My first opportunity to exercise discipline was on my first evening, when some of my class turned up unwashed, with hair unbrushed and wearing aprons spattered and soaked with blood. They had come straight from work in local slaughterhouses. None of the class had taken any trouble with their appearance, and the first thing to do was to teach them self-respect under the pretence of learning.

Success meant that somehow a teacher could hold the wild and wandering attention of his or her class and ultimately make them rule themselves. At first no dodge was omitted; girls pretended to be stone-deaf, to be unable to write – they left in a body if bored and invaded other classes. But they continued to attend.
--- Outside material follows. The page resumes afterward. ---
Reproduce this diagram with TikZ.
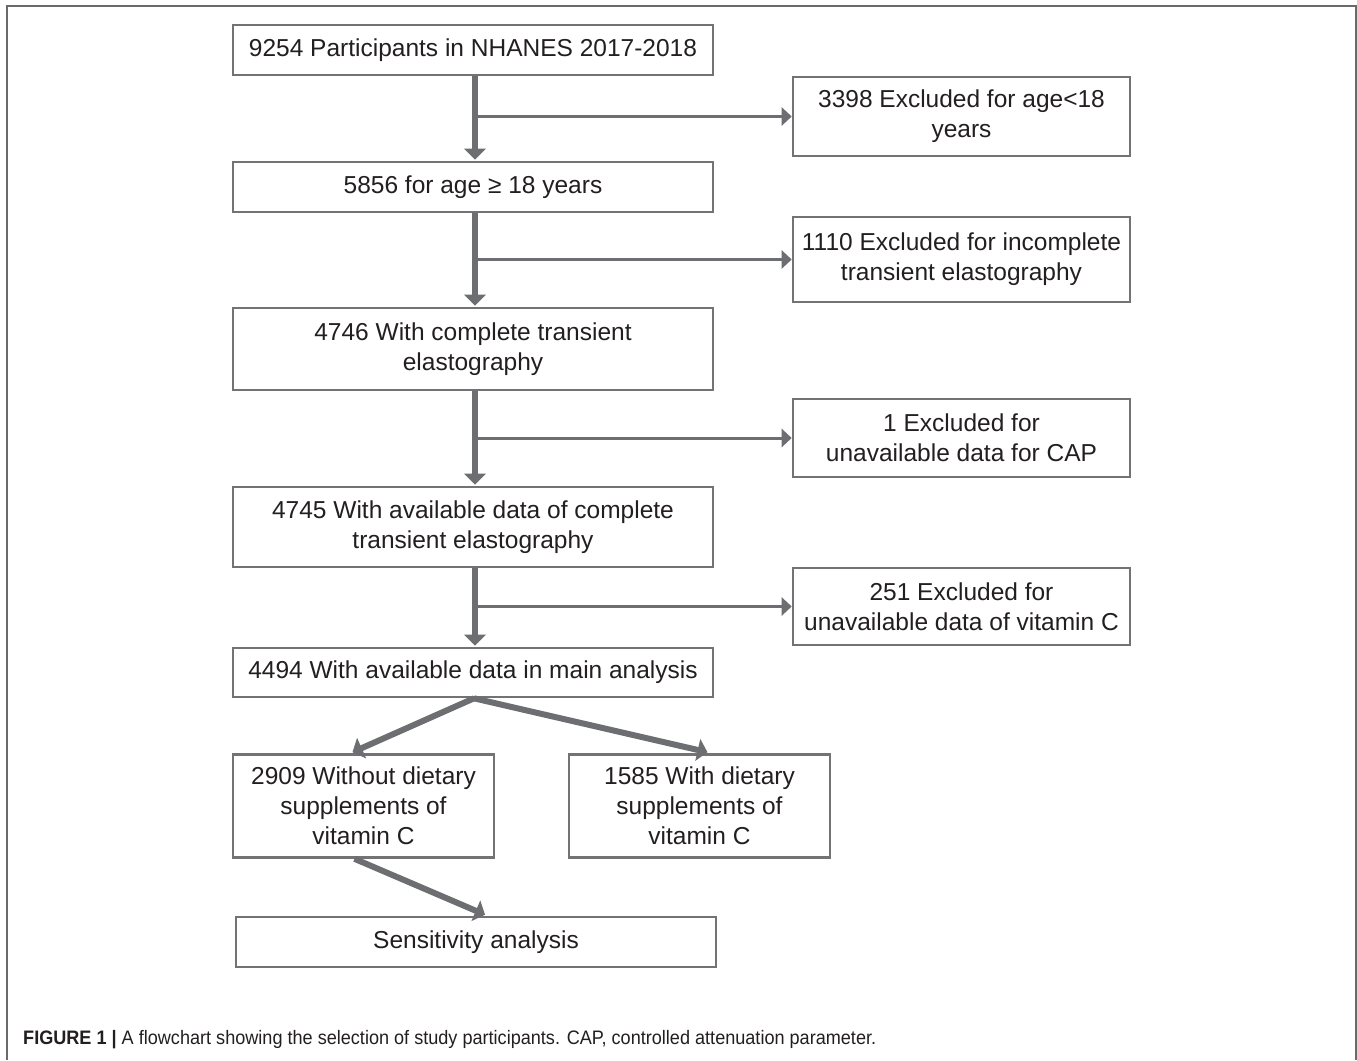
\documentclass[tikz,border=0pt]{standalone}
\usepackage{fontspec}
\setmainfont{Liberation Sans}
\usepackage{graphicx}
\usetikzlibrary{arrows.meta,calc}
\definecolor{linegray}{HTML}{6D6E71}
\definecolor{boxgray}{HTML}{737373}
\definecolor{txt}{HTML}{231F20}
\definecolor{framegray}{HTML}{6A6A6A}
\tikzset{
  flowbox/.style={draw=boxgray, line width=2.6pt, fill=white, text=txt, align=center,
    inner sep=0pt, font=\fontsize{24.5}{30}\selectfont},
  mainbox/.style={flowbox, minimum width=480pt},
  exclbox/.style={flowbox, minimum width=337pt},
  subbox/.style={flowbox, minimum width=261pt, minimum height=103pt},
  trunk/.style={draw=linegray, line width=6.5pt, -{Triangle[length=11pt,width=21pt]}},
  branch/.style={draw=linegray, line width=3pt, -{Triangle[length=10pt,width=18pt]}},
  diag/.style={draw=linegray, line width=6pt, -{Triangle[length=10pt,width=22pt]}},
  frame/.style={draw=framegray, line width=1.4pt},
}
\begin{document}
\begin{tikzpicture}[x=1pt,y=-1pt]
\useasboundingbox[fill=white] (0,0) rectangle (1357,1060);
\draw[frame] (7,1060) -- (7,6) -- (1356,6) -- (1356,1060);

\node[mainbox, minimum height=50pt] (b1) at (473,50) {9254 Participants in NHANES 2017-2018};
\node[exclbox, minimum height=79pt] (e1) at (961.5,116.5) {3398 Excluded for age<18\\years};
\node[mainbox, minimum height=50pt] (b2) at (473,187) {5856 for age ≥ 18 years};
\node[exclbox, minimum height=85pt] (e2) at (961.5,259.5) {1110 Excluded for incomplete\\transient elastography};
\node[mainbox, minimum height=82pt] (b3) at (473,349) {4746 With complete transient\\elastography};
\node[exclbox, minimum height=78pt] (e3) at (961.5,438) {1 Excluded for\\unavailable data for CAP};
\node[mainbox, minimum height=80pt] (b4) at (473,527) {4745 With available data of complete\\transient elastography};
\node[exclbox, minimum height=77pt] (e4) at (961.5,606.5) {251 Excluded for\\unavailable data of vitamin C};
\node[mainbox, minimum height=49pt] (b5) at (473,672.5) {4494 With available data in main analysis};
\node[subbox] (b6) at (363.5,806) {2909 Without dietary\\supplements of\\vitamin C};
\node[subbox] (b7) at (699.5,806) {1585 With dietary\\supplements of\\vitamin C};
\node[mainbox, minimum height=50pt] (b8) at (476,942) {Sensitivity analysis};

\draw[trunk] ($(b1.south)+(2,0)$) -- ($(b2.north)+(2,-1)$);
\draw[trunk] ($(b2.south)+(2,0)$) -- ($(b3.north)+(2,-1)$);
\draw[trunk] ($(b3.south)+(2,0)$) -- ($(b4.north)+(2,-1)$);
\draw[trunk] ($(b4.south)+(2,0)$) -- ($(b5.north)+(2,-1)$);

\coordinate (j1) at ($(b1.south)+(2,0)$);
\draw[branch] (j1 |- e1.west) -- (e1.west);
\draw[branch] (j1 |- e2.west) -- (e2.west);
\draw[branch] (j1 |- e3.west) -- (e3.west);
\draw[branch] (j1 |- e4.west) -- (e4.west);

\draw[diag] ($(b5.south)+(1,0)$) -- ($(b6.north)+(-11,-1)$);
\draw[diag] ($(b5.south)+(1,0)$) -- ($(b7.north)+(8,-1)$);
\draw[diag] ($(b6.south)+(-9,0)$) -- ($(b8.north)+(9,-1)$);

\node[anchor=west, inner sep=0pt, text=txt] (cap) at (23,1040)
  {\resizebox{853pt}{\height}{\fontsize{19.5}{22}\selectfont\textbf{FIGURE 1 |} A flowchart showing the selection of study participants. CAP, controlled attenuation parameter.}};
\end{tikzpicture}
\end{document}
One evening my class was tired of me and twenty-three out of twenty-five pupils had walked off to the arithmetic class. They informed the responsible teacher that their mothers absolutely insisted on this, so the unfortunate arithmetic master had a class of nearly fifty irresponsible rowdies instead of his normal trouble. I reported the exodus to the responsible teacher, who put the two Abdiels into the singing class. Thereupon, the singing master reported that he had no pianist and asked if I would play for him. Never have I forgotten that experience. My class promptly defied their mothers and deserted the arithmetic class and arrived, not out of loyalty to me, but to combine with the singing class in making the most appalling remarks that can be imagined. The mildest was that it was a put-up job between myself and the master to hang over the piano together.
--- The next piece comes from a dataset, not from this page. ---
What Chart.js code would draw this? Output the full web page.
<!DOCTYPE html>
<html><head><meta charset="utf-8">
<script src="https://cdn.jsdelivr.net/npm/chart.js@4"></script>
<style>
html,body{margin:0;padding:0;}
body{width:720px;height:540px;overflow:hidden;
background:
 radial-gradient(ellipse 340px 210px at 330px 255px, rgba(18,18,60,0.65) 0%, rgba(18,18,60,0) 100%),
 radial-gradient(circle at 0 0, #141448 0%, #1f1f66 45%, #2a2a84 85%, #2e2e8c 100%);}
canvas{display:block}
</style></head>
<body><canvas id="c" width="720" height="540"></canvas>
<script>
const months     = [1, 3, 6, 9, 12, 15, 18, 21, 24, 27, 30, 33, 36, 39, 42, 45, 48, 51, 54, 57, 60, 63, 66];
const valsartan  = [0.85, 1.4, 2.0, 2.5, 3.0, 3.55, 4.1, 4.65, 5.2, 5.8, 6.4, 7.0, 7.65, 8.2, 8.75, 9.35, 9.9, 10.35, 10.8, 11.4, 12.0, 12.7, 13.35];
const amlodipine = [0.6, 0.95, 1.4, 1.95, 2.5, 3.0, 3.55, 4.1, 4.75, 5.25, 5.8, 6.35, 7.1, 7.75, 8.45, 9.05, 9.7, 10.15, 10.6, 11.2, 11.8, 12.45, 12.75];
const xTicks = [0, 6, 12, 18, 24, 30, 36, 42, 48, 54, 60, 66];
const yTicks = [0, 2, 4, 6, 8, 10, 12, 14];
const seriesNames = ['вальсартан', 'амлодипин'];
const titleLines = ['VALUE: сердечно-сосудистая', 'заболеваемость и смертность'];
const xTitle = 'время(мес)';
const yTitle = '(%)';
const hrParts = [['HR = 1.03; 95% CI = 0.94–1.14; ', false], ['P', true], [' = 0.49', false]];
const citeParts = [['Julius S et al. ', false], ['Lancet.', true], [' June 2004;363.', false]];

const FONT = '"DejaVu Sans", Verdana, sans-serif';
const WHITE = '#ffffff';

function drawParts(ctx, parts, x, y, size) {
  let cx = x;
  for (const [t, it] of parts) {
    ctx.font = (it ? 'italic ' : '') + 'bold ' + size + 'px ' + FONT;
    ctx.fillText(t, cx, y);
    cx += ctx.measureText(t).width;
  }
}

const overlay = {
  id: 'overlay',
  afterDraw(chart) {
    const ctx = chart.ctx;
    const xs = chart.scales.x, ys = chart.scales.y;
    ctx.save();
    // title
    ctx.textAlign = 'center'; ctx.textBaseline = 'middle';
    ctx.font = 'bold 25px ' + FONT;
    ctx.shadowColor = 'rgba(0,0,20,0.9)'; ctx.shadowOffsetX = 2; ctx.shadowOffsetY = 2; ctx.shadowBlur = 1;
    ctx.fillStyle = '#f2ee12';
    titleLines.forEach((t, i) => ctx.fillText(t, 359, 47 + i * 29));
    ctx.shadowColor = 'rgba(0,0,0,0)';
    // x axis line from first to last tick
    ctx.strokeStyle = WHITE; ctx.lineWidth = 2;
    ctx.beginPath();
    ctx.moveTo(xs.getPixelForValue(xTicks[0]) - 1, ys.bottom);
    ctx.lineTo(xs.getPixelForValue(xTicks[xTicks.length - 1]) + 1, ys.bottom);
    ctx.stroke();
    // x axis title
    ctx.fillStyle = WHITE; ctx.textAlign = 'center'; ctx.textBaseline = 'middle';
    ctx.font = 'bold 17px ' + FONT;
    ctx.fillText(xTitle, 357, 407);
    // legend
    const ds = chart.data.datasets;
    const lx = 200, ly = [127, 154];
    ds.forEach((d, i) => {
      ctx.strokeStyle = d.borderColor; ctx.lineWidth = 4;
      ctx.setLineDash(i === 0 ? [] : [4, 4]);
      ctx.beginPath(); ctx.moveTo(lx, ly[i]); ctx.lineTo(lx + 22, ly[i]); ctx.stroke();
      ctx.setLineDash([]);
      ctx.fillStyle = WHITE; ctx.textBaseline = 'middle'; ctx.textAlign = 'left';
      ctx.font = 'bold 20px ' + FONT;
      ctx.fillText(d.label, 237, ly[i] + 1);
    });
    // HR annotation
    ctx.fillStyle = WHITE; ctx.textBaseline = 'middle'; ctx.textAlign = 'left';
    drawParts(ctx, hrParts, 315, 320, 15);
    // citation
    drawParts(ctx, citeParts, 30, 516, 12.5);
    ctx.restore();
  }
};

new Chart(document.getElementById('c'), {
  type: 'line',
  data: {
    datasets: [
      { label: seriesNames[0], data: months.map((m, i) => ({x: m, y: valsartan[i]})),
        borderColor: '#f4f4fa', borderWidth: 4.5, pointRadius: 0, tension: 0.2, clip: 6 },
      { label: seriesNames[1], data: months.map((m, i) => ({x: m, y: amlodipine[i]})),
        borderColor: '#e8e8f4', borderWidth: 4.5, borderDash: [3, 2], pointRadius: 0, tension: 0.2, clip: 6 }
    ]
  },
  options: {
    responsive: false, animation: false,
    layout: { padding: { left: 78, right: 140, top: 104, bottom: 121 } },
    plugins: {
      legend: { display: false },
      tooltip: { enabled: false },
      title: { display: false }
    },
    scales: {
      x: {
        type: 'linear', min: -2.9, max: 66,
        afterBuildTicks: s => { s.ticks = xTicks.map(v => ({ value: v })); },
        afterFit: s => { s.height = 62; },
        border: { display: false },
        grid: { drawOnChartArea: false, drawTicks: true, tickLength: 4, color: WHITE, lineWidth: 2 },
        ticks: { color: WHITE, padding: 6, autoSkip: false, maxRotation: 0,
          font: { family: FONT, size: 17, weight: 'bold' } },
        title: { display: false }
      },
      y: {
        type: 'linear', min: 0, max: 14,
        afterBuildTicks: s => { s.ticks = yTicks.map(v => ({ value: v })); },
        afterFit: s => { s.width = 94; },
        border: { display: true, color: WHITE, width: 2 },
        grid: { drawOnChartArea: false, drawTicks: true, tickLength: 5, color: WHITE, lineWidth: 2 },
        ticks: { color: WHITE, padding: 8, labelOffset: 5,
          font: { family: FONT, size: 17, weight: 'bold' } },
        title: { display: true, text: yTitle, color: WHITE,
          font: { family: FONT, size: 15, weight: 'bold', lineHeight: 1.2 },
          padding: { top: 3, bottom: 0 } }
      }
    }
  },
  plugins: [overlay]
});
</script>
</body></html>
We got over these little things; an extra teacher always patrolled the classes ‘just to make sure’ a teacher wasn't being devoured. Aprons came off, hair was brushed and faces and hands were washed. An immense improvement was noticeable and an inspector came round who was most complimentary. The school began to respect themselves and to modify their language. It was an uphill job, but after six months, when the school closed for the summer, it was a blazing success. Favourite teachers were escorted politely to their bus because ‘the boys round 'ere are a rough lot.’ Pretty manners were no longer greeted with derisive yells – we had progressed.